*PROMPT*. Look through the lines of the material and count those containing "with". Give that count alone.

*WORKING DATA*.
* * *
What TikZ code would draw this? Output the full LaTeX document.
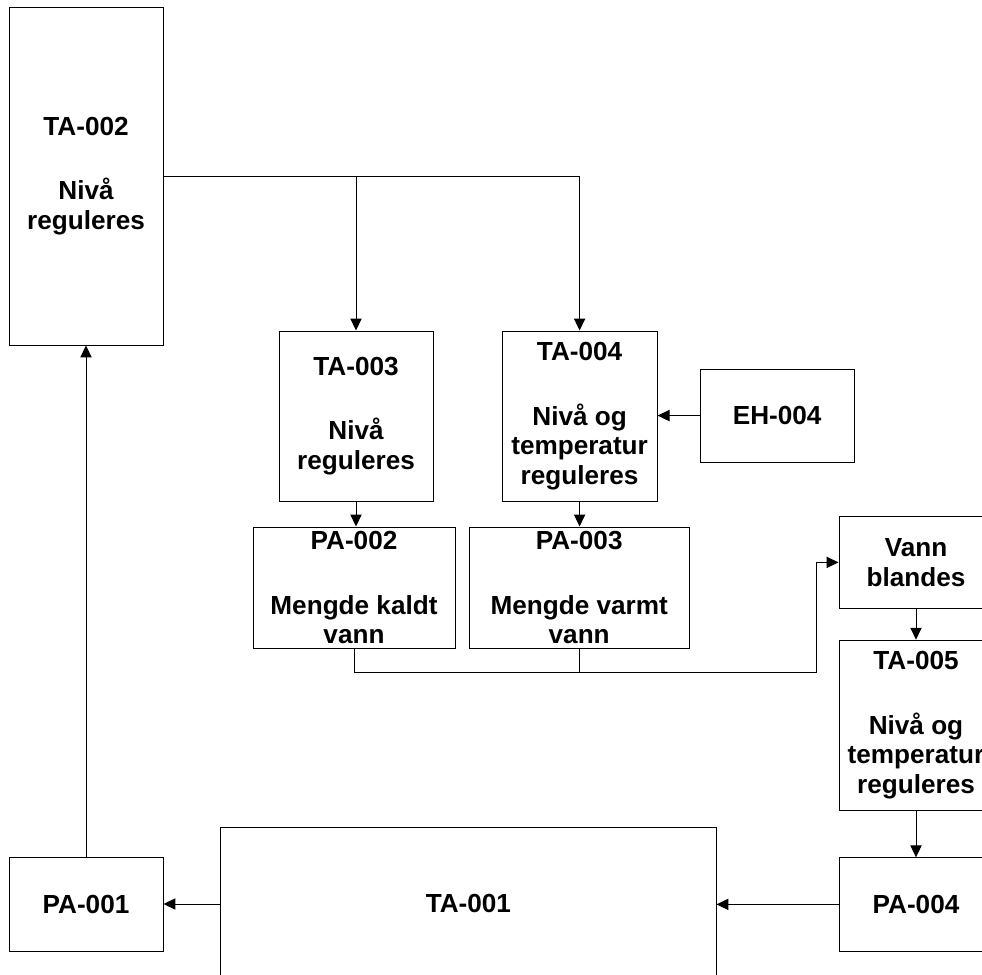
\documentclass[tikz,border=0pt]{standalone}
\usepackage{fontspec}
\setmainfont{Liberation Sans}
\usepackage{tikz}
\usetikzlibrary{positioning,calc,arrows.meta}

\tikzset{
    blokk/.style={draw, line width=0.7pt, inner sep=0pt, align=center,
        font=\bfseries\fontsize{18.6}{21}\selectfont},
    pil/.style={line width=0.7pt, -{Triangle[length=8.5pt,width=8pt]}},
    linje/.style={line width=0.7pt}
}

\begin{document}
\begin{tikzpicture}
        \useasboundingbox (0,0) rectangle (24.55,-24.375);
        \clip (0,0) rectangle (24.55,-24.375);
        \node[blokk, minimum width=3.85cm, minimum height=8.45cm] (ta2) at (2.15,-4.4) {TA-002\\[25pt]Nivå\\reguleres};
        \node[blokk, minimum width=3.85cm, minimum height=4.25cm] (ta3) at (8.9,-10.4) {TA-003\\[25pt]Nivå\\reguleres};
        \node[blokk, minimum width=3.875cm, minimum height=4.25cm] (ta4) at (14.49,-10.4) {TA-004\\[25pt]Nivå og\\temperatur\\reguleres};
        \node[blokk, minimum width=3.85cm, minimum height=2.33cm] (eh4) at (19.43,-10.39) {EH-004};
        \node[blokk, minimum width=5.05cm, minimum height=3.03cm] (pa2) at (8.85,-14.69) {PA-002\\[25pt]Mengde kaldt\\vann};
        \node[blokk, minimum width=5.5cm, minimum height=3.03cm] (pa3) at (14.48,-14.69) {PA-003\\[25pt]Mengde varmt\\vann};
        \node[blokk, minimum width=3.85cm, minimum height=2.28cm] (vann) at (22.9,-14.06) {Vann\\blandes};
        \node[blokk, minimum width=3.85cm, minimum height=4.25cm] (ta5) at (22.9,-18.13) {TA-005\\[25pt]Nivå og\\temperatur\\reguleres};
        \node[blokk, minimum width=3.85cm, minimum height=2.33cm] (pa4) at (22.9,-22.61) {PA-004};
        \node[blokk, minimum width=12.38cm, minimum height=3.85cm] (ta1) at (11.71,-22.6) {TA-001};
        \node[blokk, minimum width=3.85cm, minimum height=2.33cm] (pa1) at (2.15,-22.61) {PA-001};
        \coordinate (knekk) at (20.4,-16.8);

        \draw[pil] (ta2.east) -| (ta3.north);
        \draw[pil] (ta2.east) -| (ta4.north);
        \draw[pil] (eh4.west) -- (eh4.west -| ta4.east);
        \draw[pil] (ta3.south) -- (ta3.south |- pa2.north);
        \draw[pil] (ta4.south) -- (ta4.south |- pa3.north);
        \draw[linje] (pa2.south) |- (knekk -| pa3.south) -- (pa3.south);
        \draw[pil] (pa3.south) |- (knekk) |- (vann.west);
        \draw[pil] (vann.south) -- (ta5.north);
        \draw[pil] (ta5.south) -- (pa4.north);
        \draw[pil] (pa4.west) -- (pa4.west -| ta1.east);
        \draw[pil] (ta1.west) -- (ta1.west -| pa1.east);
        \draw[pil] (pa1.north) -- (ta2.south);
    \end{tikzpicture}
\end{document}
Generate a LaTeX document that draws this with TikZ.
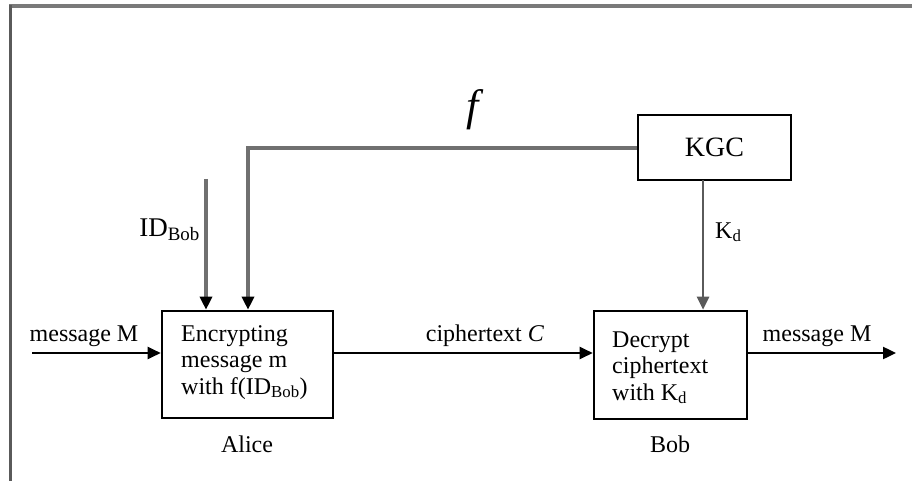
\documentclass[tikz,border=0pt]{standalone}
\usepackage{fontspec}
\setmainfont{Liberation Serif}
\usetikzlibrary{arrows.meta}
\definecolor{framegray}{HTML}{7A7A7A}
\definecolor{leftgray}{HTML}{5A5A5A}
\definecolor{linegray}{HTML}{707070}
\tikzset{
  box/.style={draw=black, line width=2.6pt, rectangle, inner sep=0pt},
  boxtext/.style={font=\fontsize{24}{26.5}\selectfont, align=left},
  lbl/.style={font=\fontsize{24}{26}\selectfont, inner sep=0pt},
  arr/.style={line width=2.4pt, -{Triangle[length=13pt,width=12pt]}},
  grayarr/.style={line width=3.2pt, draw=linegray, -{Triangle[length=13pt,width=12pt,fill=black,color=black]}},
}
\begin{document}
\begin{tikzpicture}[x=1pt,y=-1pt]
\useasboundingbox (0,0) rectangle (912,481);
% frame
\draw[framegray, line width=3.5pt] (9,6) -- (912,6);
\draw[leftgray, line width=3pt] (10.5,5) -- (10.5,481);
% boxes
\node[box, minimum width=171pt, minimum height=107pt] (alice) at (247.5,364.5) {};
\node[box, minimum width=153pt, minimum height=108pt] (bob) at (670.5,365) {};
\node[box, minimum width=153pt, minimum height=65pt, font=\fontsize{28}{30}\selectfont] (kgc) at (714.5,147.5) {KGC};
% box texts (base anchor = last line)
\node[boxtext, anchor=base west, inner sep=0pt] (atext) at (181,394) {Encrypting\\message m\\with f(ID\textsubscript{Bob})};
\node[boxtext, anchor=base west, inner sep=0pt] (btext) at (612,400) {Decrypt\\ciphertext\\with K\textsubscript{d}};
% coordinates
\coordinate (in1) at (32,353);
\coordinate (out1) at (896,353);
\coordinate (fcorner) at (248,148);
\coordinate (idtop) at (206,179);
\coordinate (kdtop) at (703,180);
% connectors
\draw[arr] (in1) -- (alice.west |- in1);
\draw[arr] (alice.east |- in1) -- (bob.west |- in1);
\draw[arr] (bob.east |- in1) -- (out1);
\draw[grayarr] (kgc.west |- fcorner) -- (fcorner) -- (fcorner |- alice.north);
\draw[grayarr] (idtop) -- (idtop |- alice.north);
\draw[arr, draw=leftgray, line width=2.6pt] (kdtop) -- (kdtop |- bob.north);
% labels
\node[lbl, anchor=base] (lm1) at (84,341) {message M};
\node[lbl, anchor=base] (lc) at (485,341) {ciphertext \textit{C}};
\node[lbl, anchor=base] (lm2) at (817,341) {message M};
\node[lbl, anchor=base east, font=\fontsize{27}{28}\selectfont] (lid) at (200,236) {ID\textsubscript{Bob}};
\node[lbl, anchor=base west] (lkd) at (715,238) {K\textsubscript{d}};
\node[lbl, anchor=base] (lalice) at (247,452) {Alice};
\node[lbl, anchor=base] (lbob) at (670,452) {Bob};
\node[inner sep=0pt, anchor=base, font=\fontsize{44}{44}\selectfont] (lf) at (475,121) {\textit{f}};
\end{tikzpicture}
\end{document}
* * *
*EXERCISE RESULT*. 3